Kindness is something you give from a place of genuine care. It feels good to give it. People pleasing is something you perform from a place of fear. It feels like relief when you do it and resentment afterward. The question to ask yourself is: am I doing this because I want to, or because I am afraid of what happens if I do not? That answer will usually tell you which one it is.

Genuinely kind people say no all the time. They say no without guilt because they know their yes actually means something. Their agreements are real. When they show up for someone, it is because they chose to, not because they were afraid not to. That is what you are building toward.

67%

of people pleasers report difficulty identifying their own preferences and opinions - independent of what others want from them.

Rebuilding Your Own Identity

Long-term people pleasers often report not knowing what they actually want. That is not a coincidence. Years of outsourcing your choices to other people's preferences leaves a gap where your own voice should be. Rebuilding that takes intentional practice.

Start asking yourself small questions throughout the day. What do I want for lunch, actually? What do I think about this situation, honestly? What would I do with this hour if no one else had any expectations? The answers matter less than the habit of asking. You are retraining yourself to check in with your own experience instead of immediately scanning for what others expect.

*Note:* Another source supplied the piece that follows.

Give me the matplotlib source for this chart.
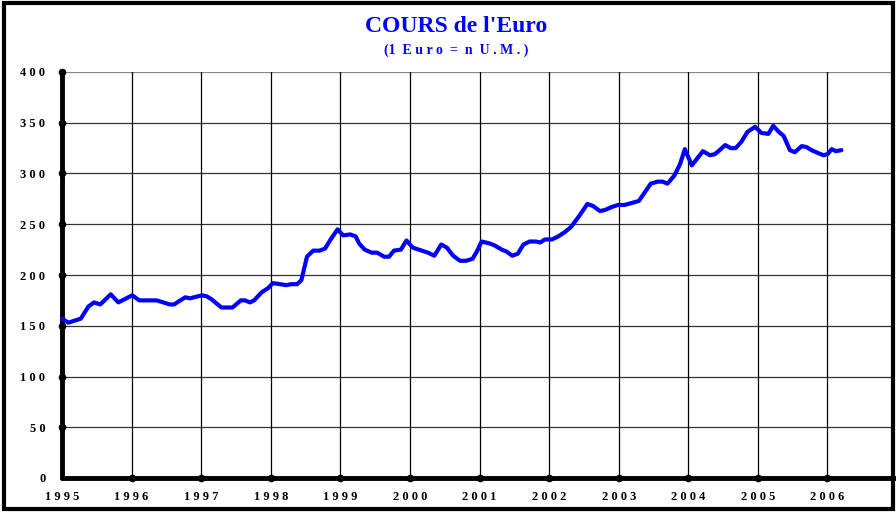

The Values Quiz is a useful starting point for getting clearer on what actually matters to you, separate from what you think you should value.

Frequently Asked Questions

Is people pleasing the same as being kind?

No. Kindness is something you give freely because you genuinely want to. People pleasing is something you do out of fear - fear of rejection, conflict, or disapproval. True kindness feels good to give. People pleasing feels like relief followed by resentment. If you are saying yes and immediately feeling drained or taken advantage of, that is not kindness. That is self-abandonment with a polite face on it.

Why do people become people pleasers?

It usually starts in childhood. In many homes, keeping the peace meant keeping yourself safe. If conflict was unpredictable or dangerous, you learned to manage other people's emotions as a survival strategy. That habit becomes deeply ingrained. As an adult, you are still running the same program even when the original threat is long gone. Recognizing that is the first real step toward changing it.

How do I say no without feeling guilty?

Guilt when saying no is normal at first - it means you are changing a habit your nervous system has been running for years. The key is to say no anyway, even when it feels uncomfortable. You do not need to justify or over-explain. A clear, kind no is more respectful than a resentful yes. The guilt fades with repetition. What does not fade is the resentment that builds from a lifetime of agreeing to things you do not actually want.

Will people stop liking me if I stop people pleasing?

Some relationships that were built on you never saying no will shift when you start being honest. That is not a loss - that is clarity. The people who genuinely care about you will respect your honesty. The ones who only liked the version of you that never pushed back were benefiting from the imbalance, not supporting you. Losing those relationships creates space for ones that are actually real.

The Long Game

Stopping people pleasing is not about becoming difficult. It is about becoming real. It is about showing up as the actual version of yourself - with your real opinions, real preferences, and real limits - and letting relationships form around that person instead of around a performance.

That is harder in the short term. You will face some disappointment. Some people will push back. Your nervous system will fire off alarm signals every time you say no for the first few months. But on the other side of that discomfort is something most chronic people pleasers have never fully experienced: the feeling of being liked for who you actually are.

That is worth the discomfort. Start small. Build the muscle. The honest version of you is more valuable to the world than the agreeable version ever was.